THE press show for this Sandra Bullock vehicle came rather more than 28 days ago, April 17 to be precise. Whereupon the Bullock bolted from the schedules, and nothing was seen nor heard of it until now, the Any Old Tat screen season when 22 days of men kicking an inflated bladder around the parks of the Low Countries holds sway.

Bounding Bullock, a limited actress with a surfeit of ill-directed screen presence, has made a pig's ear of choosing films since Speed, and now she has no one else to blame as she has moved into the production side of Tinseltown too.

A delayed release is never an encouraging sign and, even with a re-launch as a Chick Flick alternative to Euro 2000, 28 Days won't be around in another 28 days, on account of its unbearable stink of Hollywood cheese.

Smiling Sandra plays a kooky lush, New York writer Gwen Cummings, who doesn't know whether she's coming or going under the influence of the bubbly. This party animal spoils her sister's wedding, leaving the bridal limo as smashed as she is.

With her dissolute British boyfriend (Dominic West, oily as a sardine tin) merely encouraging her excesses, her family sends her for rehab, where Little Miss Feisty cuts an anything but anonymous figure at America's answer to Alcoholics Anonymous. Inevitably, self-obsessed Gwen kicks against the system, until learning lessons the hard way.

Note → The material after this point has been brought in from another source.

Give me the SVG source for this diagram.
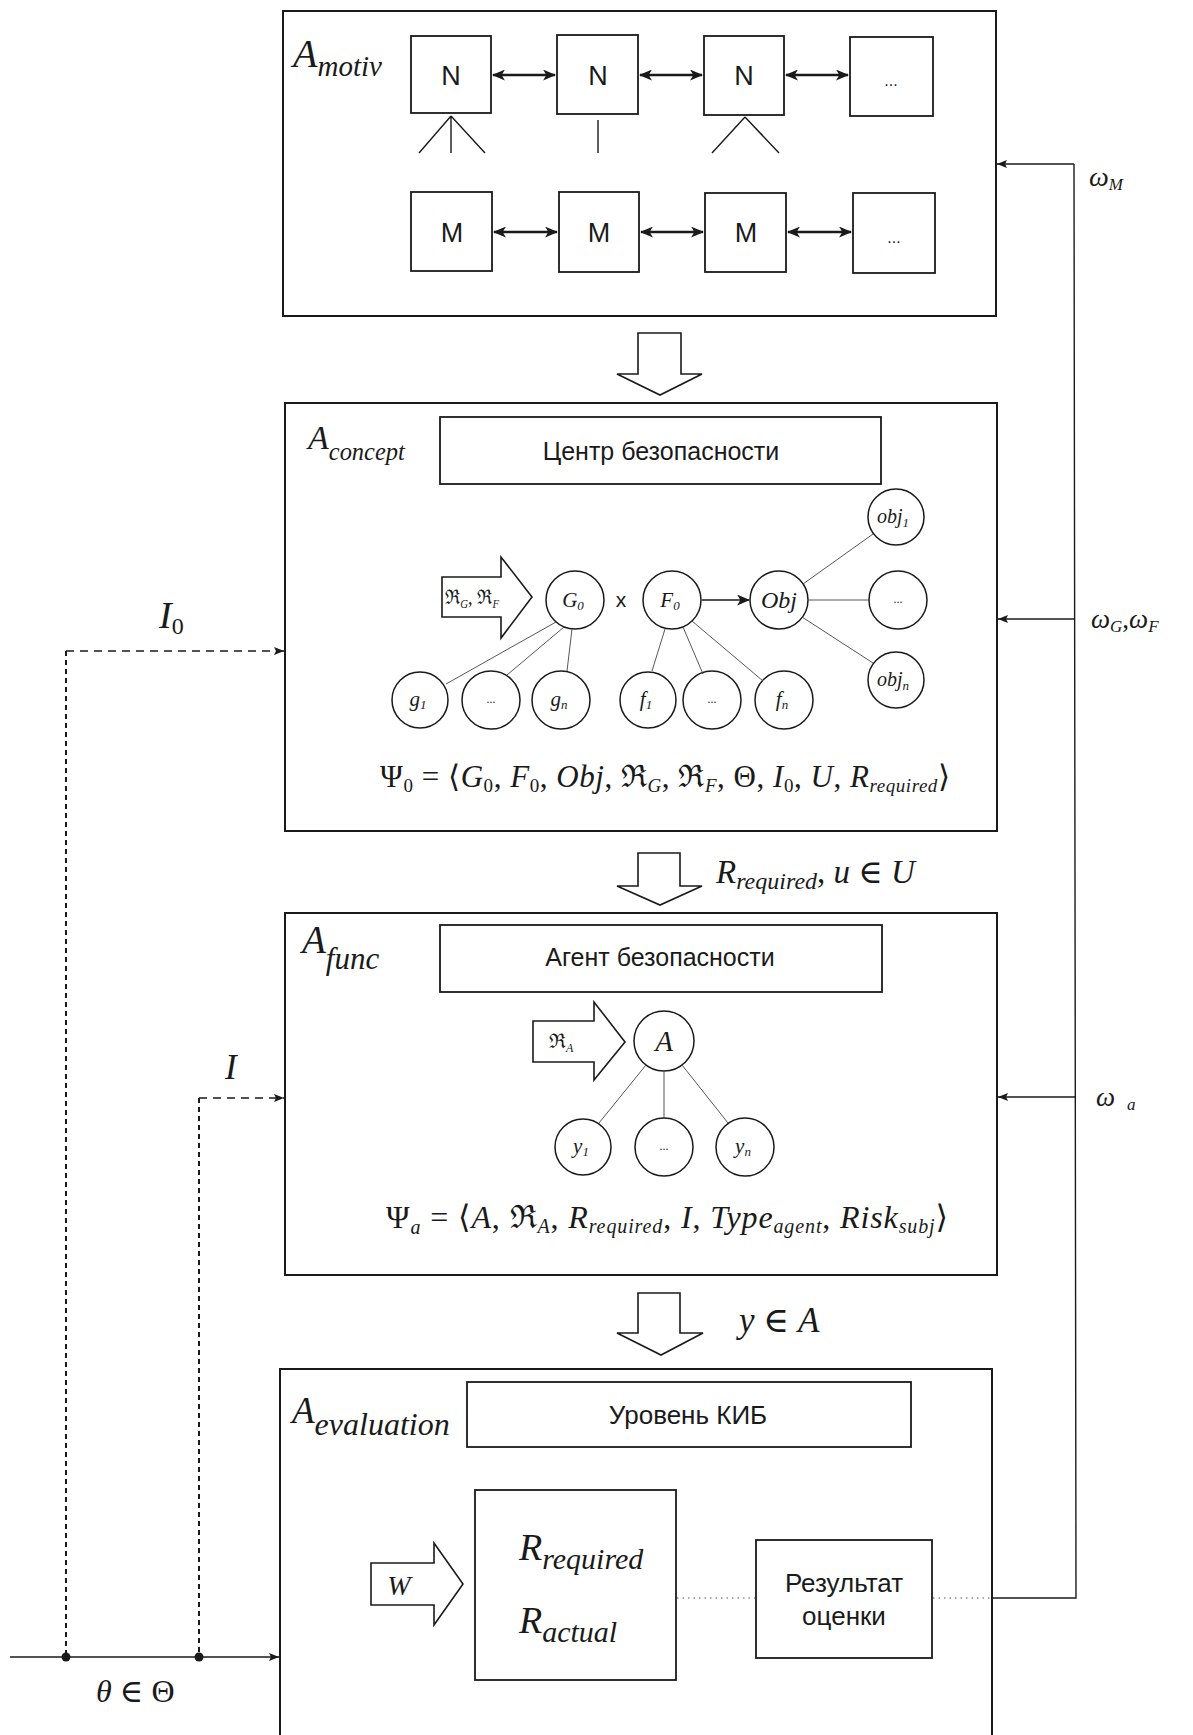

Like Winona Ryder with Girl, Interrupted, Bullock's intentions are no doubt honourable, removing the make-up, throwing up and the rest, but 28 Days tries to make the feel-good out of the feel-bad - the addicts and their assorted ailments.

The Hollywood airbrush turns them into a freak show; the script by Erin Brockovich's Susannah Grant aspires to be knowing but isn't, and director Betty Thomas favours the hyperactive, restless camera style that leaves you feeling as hung over as dippy dipso Gwen.

28 Days is cute when it should be acute, intensely annoying where it should be intense, stifling instead of warm, leaving poor Sandra dried up not dried out.